If it is not too challenging, then the appropriate response would be to provide the time and funding necessary to plan, develop, and deliver high quality science lessons, as well as sustained, high quality professional development for those teachers who are struggling to understand the science necessary to teach it.
Sustained professional development, through universities or by programs like Primary Connections are avenues for improvement. Primary Connections is an excellent program that teachers who are lacking confidence to teach science can use to plan and support their teaching. There are Science Teacher Associations in each state who are willing and ready to deliver high-quality PD to teachers, but are starved for funding and support themselves.

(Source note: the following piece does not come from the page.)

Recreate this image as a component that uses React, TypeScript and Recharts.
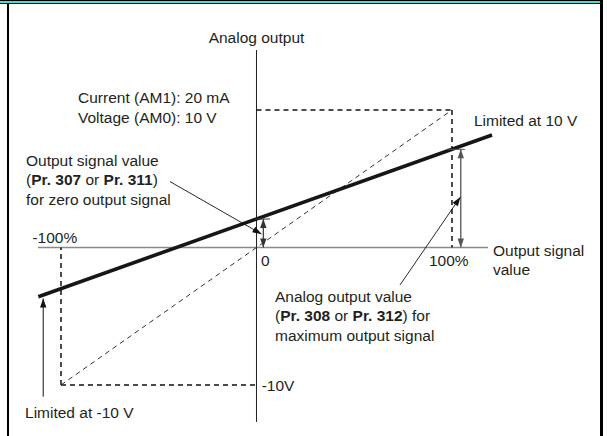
import React from "react"
import {
  ComposedChart,
  Line,
  XAxis,
  YAxis,
  ReferenceLine,
  ReferenceDot,
} from "recharts"

// data units: x = output signal in %, y = analog output in V
const X_DOMAIN = [-131.2, 179.3]
const Y_DOMAIN = [-13.71, 18.0]

// default characteristic: -100%..100% -> -10V..10V
const initialLine = [
  { x: -100, y: -10 },
  { x: 100, y: 10 },
]
// adjusted characteristic (bias/gain), limited at +-10V
const adjustedLine = [
  { x: -111.6, y: -3.58 },
  { x: 120.5, y: 8.18 },
]
const xTicks = [-100, 0, 100]
const xTickLabels = ["-100%", "0", "100%"]
const yLimits = [10, -10]
const biasAt0 = 2.07 // Pr.307 / Pr.311
const gainAt100 = 7.14 // Pr.308 / Pr.312

const FONT = "'Liberation Sans', Arial, Helvetica, sans-serif"
const INK = "#231f20"

type Seg = [string, boolean?]

function textShape(lines: Seg[][], anchor: "start" | "middle" = "start", lh = 19.5) {
  return (p: any) => (
    <text
      x={p.cx}
      y={p.cy}
      fontSize={15.5}
      fontFamily={FONT}
      fill={INK}
      textAnchor={anchor}
      style={{ whiteSpace: "pre" }}
    >
      {lines.map((segs, i) => (
        <tspan key={i} x={p.cx} dy={i === 0 ? 0 : lh}>
          {segs.map(([t, b], j) => (
            <tspan key={j} fontWeight={b ? "bold" : "normal"}>
              {t}
            </tspan>
          ))}
        </tspan>
      ))}
    </text>
  )
}

function head(tx: number, ty: number, fx: number, fy: number) {
  const a = Math.atan2(ty - fy, tx - fx)
  const L = 9
  const W = 3.2
  const bx = tx - L * Math.cos(a)
  const by = ty - L * Math.sin(a)
  const px = -Math.sin(a) * W
  const py = Math.cos(a) * W
  return `${tx},${ty} ${bx + px},${by + py} ${bx - px},${by - py}`
}

function arrowShape(both: boolean, color: string, w = 1) {
  return (p: any) => (
    <g>
      <line x1={p.x1} y1={p.y1} x2={p.x2} y2={p.y2} stroke={color} strokeWidth={w} />
      <polygon points={head(p.x2, p.y2, p.x1, p.y1)} fill={color} />
      {both && <polygon points={head(p.x1, p.y1, p.x2, p.y2)} fill={color} />}
    </g>
  )
}

const dash = { stroke: "#111", strokeWidth: 1.5, strokeDasharray: "5 4" }

export default function App() {
  return (
    <div
      style={{
        position: "absolute",
        left: 0,
        top: 0,
        width: 607,
        height: 436,
        background: "#fff",
        overflow: "hidden",
      }}
    >
      {/* frame */}
      <div style={{ position: "absolute", left: 0, top: 0, width: 603, height: 1, background: "#000" }} />
      <div style={{ position: "absolute", left: 0, top: 1, width: 600, height: 2, background: "#3ee0d8" }} />
      <div style={{ position: "absolute", left: 0, top: 3, width: 600, height: 1, background: "#000" }} />
      <div style={{ position: "absolute", left: 7, top: 3, width: 2, height: 433, background: "#000" }} />
      <div style={{ position: "absolute", left: 600, top: 0, width: 3, height: 436, background: "#000" }} />

      <div style={{ position: "absolute", left: 0, top: 0 }}>
        <ComposedChart width={607} height={436} margin={{ top: 0, right: 0, bottom: 0, left: 0 }}>
          <XAxis type="number" dataKey="x" domain={X_DOMAIN} allowDataOverflow hide />
          <YAxis type="number" dataKey="y" domain={Y_DOMAIN} allowDataOverflow hide />

          {/* axes */}
          <ReferenceLine
            segment={[{ x: -111.8, y: 0 }, { x: 118.4, y: 0 }]}
            stroke="#8a8a8a"
            strokeWidth={1.5}
            ifOverflow="visible"
          />
          <ReferenceLine
            segment={[{ x: 0, y: 14.36 }, { x: 0, y: -12.69 }]}
            stroke="#222"
            strokeWidth={1}
            ifOverflow="visible"
          />

          {/* dashed limits box */}
          <ReferenceLine segment={[{ x: 0, y: yLimits[0] }, { x: xTicks[2], y: yLimits[0] }]} {...dash} ifOverflow="visible" />
          <ReferenceLine segment={[{ x: xTicks[2], y: yLimits[0] }, { x: xTicks[2], y: 0 }]} {...dash} ifOverflow="visible" />
          <ReferenceLine segment={[{ x: xTicks[0], y: yLimits[1] }, { x: 0, y: yLimits[1] }]} {...dash} ifOverflow="visible" />
          <ReferenceLine segment={[{ x: xTicks[0], y: yLimits[1] }, { x: xTicks[0], y: 0 }]} {...dash} ifOverflow="visible" />

          <Line
            data={initialLine}
            dataKey="y"
            type="linear"
            stroke="#333"
            strokeWidth={1}
            strokeDasharray="5 4"
            dot={false}
            activeDot={false}
            isAnimationActive={false}
          />
          <Line
            data={adjustedLine}
            dataKey="y"
            type="linear"
            stroke="#161616"
            strokeWidth={3.6}
            dot={false}
            activeDot={false}
            isAnimationActive={false}
          />

          {/* bias marker at 0 */}
          <ReferenceLine segment={[{ x: -0.8, y: biasAt0 }, { x: 6.9, y: biasAt0 }]} stroke="#333" strokeWidth={1} ifOverflow="visible" />
          <ReferenceLine
            segment={[{ x: 3.5, y: biasAt0 }, { x: 3.5, y: 0 }]}
            stroke="#333"
            ifOverflow="visible"
            shape={arrowShape(true, "#333", 1.2)}
          />
          {/* gain marker at 100% */}
          <ReferenceLine segment={[{ x: 97.5, y: gainAt100 }, { x: 106.6, y: gainAt100 }]} stroke="#555" strokeWidth={1} ifOverflow="visible" />
          <ReferenceLine
            segment={[{ x: 104.5, y: gainAt100 }, { x: 104.5, y: 0 }]}
            stroke="#555"
            ifOverflow="visible"
            shape={arrowShape(true, "#555", 1.3)}
          />

          {/* leaders */}
          <ReferenceLine
            segment={[{ x: -44.2, y: 4.79 }, { x: 2.56, y: 0.98 }]}
            stroke="#111"
            ifOverflow="visible"
            shape={arrowShape(false, "#111", 0.9)}
          />
          <ReferenceLine
            segment={[{ x: 73.4, y: -2.73 }, { x: 104.3, y: 3.67 }]}
            stroke="#111"
            ifOverflow="visible"
            shape={arrowShape(false, "#111", 0.9)}
          />
          <ReferenceLine
            segment={[{ x: -109.1, y: -10.85 }, { x: -109.1, y: -3.71 }]}
            stroke="#111"
            ifOverflow="visible"
            shape={arrowShape(false, "#111", 1)}
          />

          {/* texts */}
          <ReferenceDot x={0} y={14.87} r={0} ifOverflow="visible" shape={textShape([[["Analog output"]]], "middle")} />
          <ReferenceDot
            x={-91.3}
            y={10.51}
            r={0}
            ifOverflow="visible"
            shape={textShape([[["Current (AM1): 20 mA"]], [["Voltage (AM0): 10 V"]]], "start", 20)}
          />
          <ReferenceDot
            x={-117.9}
            y={5.93}
            r={0}
            ifOverflow="visible"
            shape={textShape([
              [["Output signal value"]],
              [["("], ["Pr. 307", true], [" or "], ["Pr. 311", true], [")"]],
              [["for zero output signal"]],
            ])}
          />
          <ReferenceDot x={-114.6} y={0.31} r={0} ifOverflow="visible" shape={textShape([[[xTickLabels[0]]]])} />
          <ReferenceDot x={2.3} y={-1.31} r={0} ifOverflow="visible" shape={textShape([[[xTickLabels[1]]]])} />
          <ReferenceDot x={88.2} y={-1.35} r={0} ifOverflow="visible" shape={textShape([[[xTickLabels[2]]]])} />
          <ReferenceDot
            x={120.97}
            y={-0.62}
            r={0}
            ifOverflow="visible"
            shape={textShape([[["Output signal"]], [["value"]]], "start", 19)}
          />
          <ReferenceDot x={111.25} y={8.84} r={0} ifOverflow="visible" shape={textShape([[["Limited at 10 V"]]])} />
          <ReferenceDot
            x={9.46}
            y={-3.96}
            r={0}
            ifOverflow="visible"
            shape={textShape([
              [["Analog output value"]],
              [["("], ["Pr. 308", true], [" or "], ["Pr. 312", true], [") for"]],
              [["maximum output signal"]],
            ])}
          />
          <ReferenceDot x={2.66} y={-10.47} r={0} ifOverflow="visible" shape={textShape([[["-10V"]]])} />
          <ReferenceDot x={-118.4} y={-12.4} r={0} ifOverflow="visible" shape={textShape([[["Limited at -10 V"]]])} />
        </ComposedChart>
      </div>
    </div>
  )
}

What if science specialists worked alongside teachers? Queensland attempted this model a few years ago, with the Science Spark strategy, but it was ad hoc, and variably effective. There were some schools for which it worked quite well, but in many schools, the Science Spark operated as a specialist teacher, freeing up generalist teachers’ time to concentrate on other lessons, but also giving them permission to forget about science education for a little while. When the Science Spark program ended, most teachers were no better able to teach science than previously. The question remains as to whether there were any positive long-term impacts of this poorly orchestrated scheme. We can do better.
Let’s do this
Let’s identify a fleet of experienced primary teachers; teachers who understand the complexity of a generalist classroom and primary-aged children, and work with them build their ideas of and about science. Let’s also prepare them with coaching skills. Then, as specialists, those teachers can work alongside their colleagues, coaching them as needed to improve their understandings for teaching science.
Let’s also give teachers sufficient time to engage with this strategy, by removing some of the other less necessary demands on their time. Eventually, all of our primary teachers would be scientifically literate, and skilled at teaching science.
Charlotte Pezaro is a PhD candidate at the University of Queensland (UQ). Her research looks at the role that science classroom argumentation plays in the development of particular cognitive processes, understandings, and values for making decisions. Before beginning her research, Charlotte was a primary school teacher with Education Queensland, teaching in remote, regional and city schools. She shares her experiences and expertise in primary science education in a number of primary education courses at UQ. Charlotte has a Bachelor of Science (Psychology) and a Graduate Bachelor of Education (Primary).